* _SET TASK_: Repeat, exactly and completely, the material that follows. Omit the pictures.
** BEGIN MATERIAL PROVIDED **
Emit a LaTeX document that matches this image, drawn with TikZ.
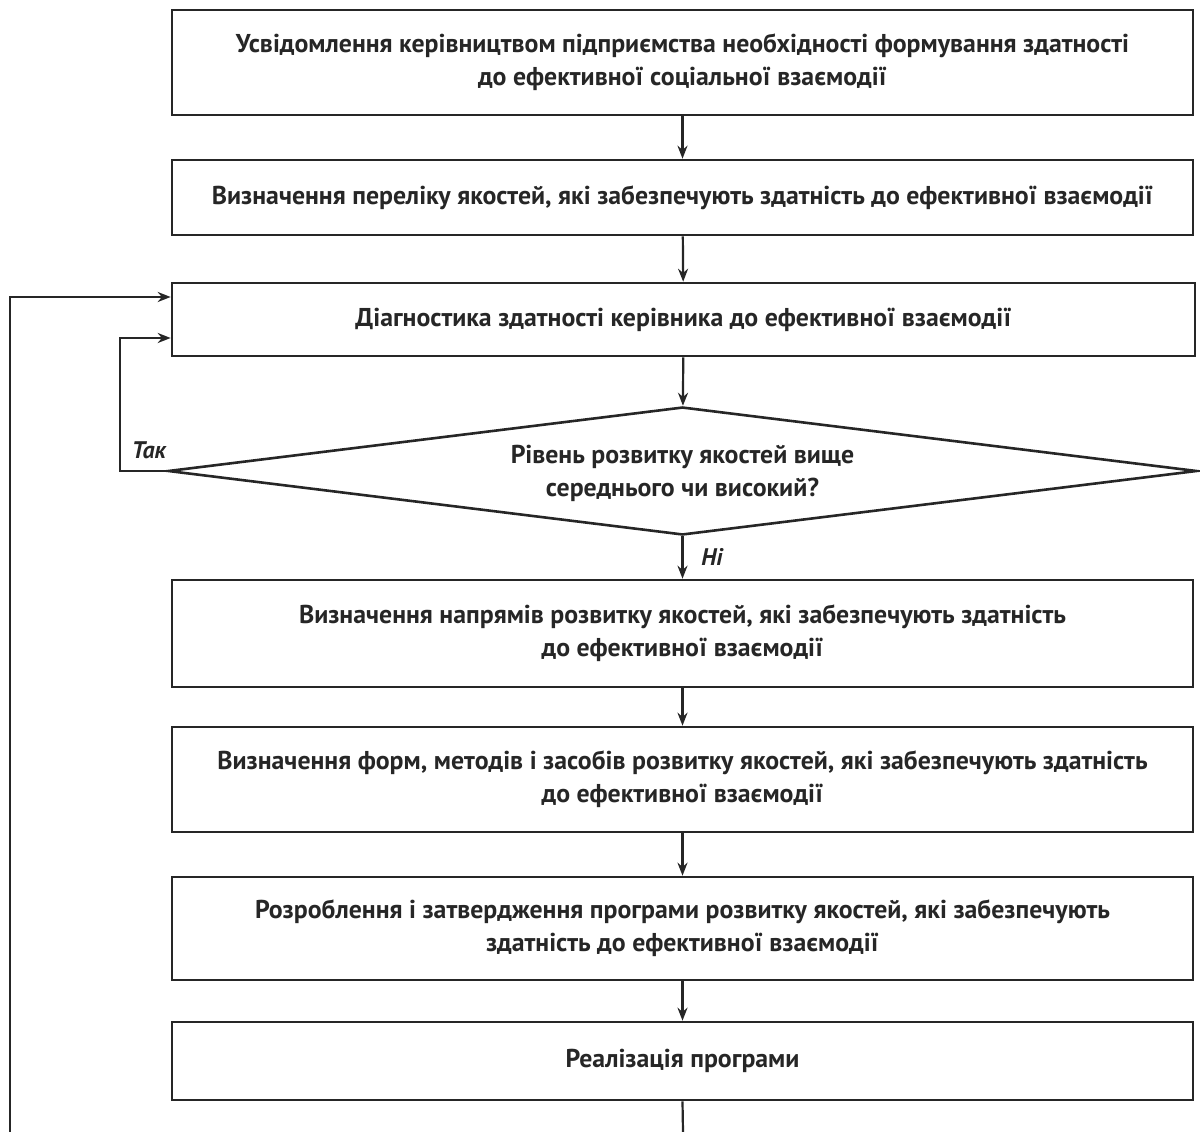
\documentclass[tikz,border=0pt]{standalone}
\usepackage{fontspec}
\setmainfont{PT Sans}
\usetikzlibrary{shapes.geometric,arrows.meta}
\begin{document}
\begin{tikzpicture}[x=1pt,y=-1pt,
  every node/.style={font=\fontsize{25.8}{33}\selectfont\bfseries, text=black!85},
  blk/.style={draw=black!85, line width=2.6pt, minimum width=1021pt, inner sep=0pt, align=center},
  conn/.style={draw=black!85, line width=2.2pt, -{Stealth[length=13pt,width=10pt]}},
  plain/.style={draw=black!85, line width=2.2pt},
  lbl/.style={font=\fontsize{24}{28}\selectfont\itshape\bfseries}]
\useasboundingbox (0,0) rectangle (1200,1132);
\node[blk, minimum height=105pt] (b1) at (682.5,62.5) {Усвідомлення керівництвом підприємства необхідності формування здатності\\до ефективної соціальної взаємодії};
\node[blk, minimum height=75pt] (b2) at (682.5,197.5) {Визначення переліку якостей, які забезпечують здатність до ефективної взаємодії};
\node[blk, minimum height=73pt, minimum width=1023pt] (b3) at (683.5,319.5) {Діагностика здатності керівника до ефективної взаємодії};
\node[draw=black!85, line width=2.6pt, shape=diamond, shape aspect=8, inner sep=0pt, minimum width=1029pt, minimum height=128pt] (d) at (682.5,471) {};
\node[align=center] (dt) at (682.5,473) {Рівень розвитку якостей вище\\середнього чи високий?};
\node[blk, minimum height=107pt] (b4) at (682.5,633.5) {Визначення напрямів розвитку якостей, які забезпечують здатність\\до ефективної взаємодії};
\node[blk, minimum height=105pt] (b5) at (682.5,779.5) {Визначення форм, методів і засобів розвитку якостей, які забезпечують здатність\\до ефективної взаємодії};
\node[blk, minimum height=103pt] (b6) at (682.5,928.5) {Розроблення і затвердження програми розвитку якостей, які забезпечують\\здатність до ефективної взаємодії};
\node[blk, minimum height=78pt] (b7) at (682.5,1061) {Реалізація програми};
\draw[conn] (b1) -- (b2);
\draw[conn] (b2) -- (b3);
\draw[conn] (b3) -- (d);
\draw[conn] (d) -- (b4);
\draw[conn] (b4) -- (b5);
\draw[conn] (b5) -- (b6);
\draw[conn] (b6) -- (b7);
\coordinate (bot) at (683,1132);
\draw[plain] (b7.south) -- (bot);
\coordinate (lb) at (10,1132);
\coordinate (t1) at (b3.west |- 0,297);
\draw[conn] (lb) |- (t1);
\coordinate (t2) at (b3.west |- 0,338);
\coordinate (lc) at (120,338);
\draw[conn] (d.west) -| (lc) -- (t2);
\node[lbl, anchor=center] (tak) at (149,450) {Так};
\node[lbl, anchor=center] (ni) at (712,557) {Ні};
\end{tikzpicture}
\end{document}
** END MATERIAL PROVIDED **
* _WRITTEN RESPONSE_:
Emit a LaTeX document that matches this image, drawn with TikZ.
\documentclass[tikz,border=0pt]{standalone}
\usepackage{fontspec}
\setmainfont{PT Sans}
\usetikzlibrary{shapes.geometric,arrows.meta}
\begin{document}
\begin{tikzpicture}[x=1pt,y=-1pt,
  every node/.style={font=\fontsize{25.8}{33}\selectfont\bfseries, text=black!85},
  blk/.style={draw=black!85, line width=2.6pt, minimum width=1021pt, inner sep=0pt, align=center},
  conn/.style={draw=black!85, line width=2.2pt, -{Stealth[length=13pt,width=10pt]}},
  plain/.style={draw=black!85, line width=2.2pt},
  lbl/.style={font=\fontsize{24}{28}\selectfont\itshape\bfseries}]
\useasboundingbox (0,0) rectangle (1200,1132);
\node[blk, minimum height=105pt] (b1) at (682.5,62.5) {Усвідомлення керівництвом підприємства необхідності формування здатності\\до ефективної соціальної взаємодії};
\node[blk, minimum height=75pt] (b2) at (682.5,197.5) {Визначення переліку якостей, які забезпечують здатність до ефективної взаємодії};
\node[blk, minimum height=73pt, minimum width=1023pt] (b3) at (683.5,319.5) {Діагностика здатності керівника до ефективної взаємодії};
\node[draw=black!85, line width=2.6pt, shape=diamond, shape aspect=8, inner sep=0pt, minimum width=1029pt, minimum height=128pt] (d) at (682.5,471) {};
\node[align=center] (dt) at (682.5,473) {Рівень розвитку якостей вище\\середнього чи високий?};
\node[blk, minimum height=107pt] (b4) at (682.5,633.5) {Визначення напрямів розвитку якостей, які забезпечують здатність\\до ефективної взаємодії};
\node[blk, minimum height=105pt] (b5) at (682.5,779.5) {Визначення форм, методів і засобів розвитку якостей, які забезпечують здатність\\до ефективної взаємодії};
\node[blk, minimum height=103pt] (b6) at (682.5,928.5) {Розроблення і затвердження програми розвитку якостей, які забезпечують\\здатність до ефективної взаємодії};
\node[blk, minimum height=78pt] (b7) at (682.5,1061) {Реалізація програми};
\draw[conn] (b1) -- (b2);
\draw[conn] (b2) -- (b3);
\draw[conn] (b3) -- (d);
\draw[conn] (d) -- (b4);
\draw[conn] (b4) -- (b5);
\draw[conn] (b5) -- (b6);
\draw[conn] (b6) -- (b7);
\coordinate (bot) at (683,1132);
\draw[plain] (b7.south) -- (bot);
\coordinate (lb) at (10,1132);
\coordinate (t1) at (b3.west |- 0,297);
\draw[conn] (lb) |- (t1);
\coordinate (t2) at (b3.west |- 0,338);
\coordinate (lc) at (120,338);
\draw[conn] (d.west) -| (lc) -- (t2);
\node[lbl, anchor=center] (tak) at (149,450) {Так};
\node[lbl, anchor=center] (ni) at (712,557) {Ні};
\end{tikzpicture}
\end{document}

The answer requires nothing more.